Application code must ensure consistency across partitions, and across
different storage account calls.
6. RESTful HTTP APIs
All the storage services are exposed through a RESTful HTTP API.
You’ll learn about the building blocks of these APIs later in this
chapter. All APIs can be accessed from both inside and outside Microsoft
data centers. This is a big deal. This means that
you could host your website or service in your current data center, and
pick and choose what service you want to use. For example, you could use
only blob storage, or use only the queue service, instead of having to
host your code inside Windows Azure as well. This is similar to how
several websites use Amazon’s S3 service. For example, Twitter runs code
in its own infrastructure, but uses S3 to store profile images.
Another advantage of having open RESTful APIs is that it is
trivial to build a client library in any language/platform. Microsoft
ships one in .NET, but there are bindings in Python, Ruby, and Erlang,
just to name a few. Later in this chapter, you will learn how to build a
rudimentary library to illustrate the fundamental concepts, but in most
of the storage code, you’ll be using the official Microsoft client
library.

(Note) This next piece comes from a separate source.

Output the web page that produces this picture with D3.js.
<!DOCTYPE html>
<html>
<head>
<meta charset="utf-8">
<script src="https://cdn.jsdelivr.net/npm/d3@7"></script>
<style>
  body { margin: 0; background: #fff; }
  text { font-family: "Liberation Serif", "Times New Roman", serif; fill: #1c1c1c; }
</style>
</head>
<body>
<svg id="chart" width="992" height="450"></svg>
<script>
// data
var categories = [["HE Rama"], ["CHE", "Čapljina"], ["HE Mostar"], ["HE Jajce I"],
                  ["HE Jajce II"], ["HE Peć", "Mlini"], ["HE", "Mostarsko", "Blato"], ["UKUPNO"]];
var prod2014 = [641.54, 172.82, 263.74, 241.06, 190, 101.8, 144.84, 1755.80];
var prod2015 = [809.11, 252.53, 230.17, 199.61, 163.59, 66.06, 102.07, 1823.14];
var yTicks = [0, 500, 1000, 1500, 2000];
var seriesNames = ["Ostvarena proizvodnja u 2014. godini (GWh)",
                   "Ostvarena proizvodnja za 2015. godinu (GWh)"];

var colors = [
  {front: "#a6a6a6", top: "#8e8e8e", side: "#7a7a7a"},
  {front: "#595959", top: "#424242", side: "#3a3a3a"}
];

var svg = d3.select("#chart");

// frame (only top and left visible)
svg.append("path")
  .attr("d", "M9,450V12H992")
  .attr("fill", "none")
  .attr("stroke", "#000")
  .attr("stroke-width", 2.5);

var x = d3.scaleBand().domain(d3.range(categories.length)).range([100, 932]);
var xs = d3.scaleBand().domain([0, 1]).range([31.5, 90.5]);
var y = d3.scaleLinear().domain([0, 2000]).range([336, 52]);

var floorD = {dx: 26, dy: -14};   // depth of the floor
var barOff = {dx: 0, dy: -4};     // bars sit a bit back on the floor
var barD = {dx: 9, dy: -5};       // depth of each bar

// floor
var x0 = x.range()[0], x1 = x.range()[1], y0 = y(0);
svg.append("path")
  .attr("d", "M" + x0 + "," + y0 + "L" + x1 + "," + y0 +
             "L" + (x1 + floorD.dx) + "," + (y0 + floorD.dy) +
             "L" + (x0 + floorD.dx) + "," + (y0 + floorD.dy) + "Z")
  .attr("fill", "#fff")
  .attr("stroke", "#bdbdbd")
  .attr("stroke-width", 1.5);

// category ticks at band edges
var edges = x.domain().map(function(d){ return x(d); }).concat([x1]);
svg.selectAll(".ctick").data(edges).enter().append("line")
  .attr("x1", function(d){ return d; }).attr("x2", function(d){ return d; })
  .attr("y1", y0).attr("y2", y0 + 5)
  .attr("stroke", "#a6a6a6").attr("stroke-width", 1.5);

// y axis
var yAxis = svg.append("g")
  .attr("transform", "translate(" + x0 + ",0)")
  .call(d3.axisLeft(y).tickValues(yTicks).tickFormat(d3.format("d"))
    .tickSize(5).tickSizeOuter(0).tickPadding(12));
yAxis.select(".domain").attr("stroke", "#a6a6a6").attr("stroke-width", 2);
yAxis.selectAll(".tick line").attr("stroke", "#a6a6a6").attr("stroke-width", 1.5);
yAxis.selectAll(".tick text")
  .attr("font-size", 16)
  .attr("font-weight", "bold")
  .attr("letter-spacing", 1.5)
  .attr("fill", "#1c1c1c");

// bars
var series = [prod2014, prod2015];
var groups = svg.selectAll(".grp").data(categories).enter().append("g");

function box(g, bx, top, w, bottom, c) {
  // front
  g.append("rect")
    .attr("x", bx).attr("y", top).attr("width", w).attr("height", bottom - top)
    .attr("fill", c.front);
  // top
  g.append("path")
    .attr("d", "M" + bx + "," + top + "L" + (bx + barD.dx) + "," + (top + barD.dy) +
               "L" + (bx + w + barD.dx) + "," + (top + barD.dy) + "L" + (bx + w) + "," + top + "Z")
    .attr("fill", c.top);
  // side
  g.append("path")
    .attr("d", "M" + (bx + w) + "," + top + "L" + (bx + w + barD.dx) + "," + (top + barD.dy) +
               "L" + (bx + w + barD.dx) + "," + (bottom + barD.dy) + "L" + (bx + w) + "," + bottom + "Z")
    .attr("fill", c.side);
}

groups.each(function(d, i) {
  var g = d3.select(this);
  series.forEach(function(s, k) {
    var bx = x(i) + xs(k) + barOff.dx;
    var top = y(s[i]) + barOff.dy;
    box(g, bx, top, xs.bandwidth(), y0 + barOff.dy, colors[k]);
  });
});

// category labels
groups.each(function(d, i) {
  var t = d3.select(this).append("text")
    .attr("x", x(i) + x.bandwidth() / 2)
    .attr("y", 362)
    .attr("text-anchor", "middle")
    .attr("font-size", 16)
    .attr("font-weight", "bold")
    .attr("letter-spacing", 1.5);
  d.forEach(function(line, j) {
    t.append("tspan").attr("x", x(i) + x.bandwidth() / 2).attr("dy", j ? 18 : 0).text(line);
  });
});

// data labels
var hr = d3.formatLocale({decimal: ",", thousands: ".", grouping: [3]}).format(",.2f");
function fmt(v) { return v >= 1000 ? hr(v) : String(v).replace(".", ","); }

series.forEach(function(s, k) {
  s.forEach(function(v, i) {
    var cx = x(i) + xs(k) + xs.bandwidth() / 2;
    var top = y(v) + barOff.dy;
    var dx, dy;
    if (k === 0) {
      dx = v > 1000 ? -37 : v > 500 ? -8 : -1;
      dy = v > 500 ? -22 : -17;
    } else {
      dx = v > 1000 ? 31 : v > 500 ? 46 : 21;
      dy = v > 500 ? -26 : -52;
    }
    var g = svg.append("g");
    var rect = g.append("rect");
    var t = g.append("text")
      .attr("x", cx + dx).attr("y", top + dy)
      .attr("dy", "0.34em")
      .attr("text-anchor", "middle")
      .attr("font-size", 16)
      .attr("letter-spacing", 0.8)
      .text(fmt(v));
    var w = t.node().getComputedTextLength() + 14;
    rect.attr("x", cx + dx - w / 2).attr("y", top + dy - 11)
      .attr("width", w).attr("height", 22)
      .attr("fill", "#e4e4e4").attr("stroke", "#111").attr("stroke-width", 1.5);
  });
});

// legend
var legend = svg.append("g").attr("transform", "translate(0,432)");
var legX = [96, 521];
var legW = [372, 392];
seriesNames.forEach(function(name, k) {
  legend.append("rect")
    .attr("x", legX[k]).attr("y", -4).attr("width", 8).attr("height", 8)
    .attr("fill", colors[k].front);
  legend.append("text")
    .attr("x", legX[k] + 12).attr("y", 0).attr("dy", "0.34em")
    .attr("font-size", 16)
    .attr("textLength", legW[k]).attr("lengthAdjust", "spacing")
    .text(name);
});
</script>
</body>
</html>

If you want to implement your own library in a different
language/environment, just follow along through the sample in this
chapter, and you should find it easy to follow the same steps in your
chosen environment.
7. Geodistribution
When you create your storage account, you can pick in which
geographical location you want your data to reside. This is great for
not only ensuring that your data is close to your code or your
customers, but also spreading your data out geographically. You don’t
want a natural disaster in one region to take out your only copy of some
valuable data.
8. Pay for Play
With Windows Azure storage, like the rest of Windows Azure, you
pay only for the storage you currently use, and for bandwidth
transferring data in and out of the system.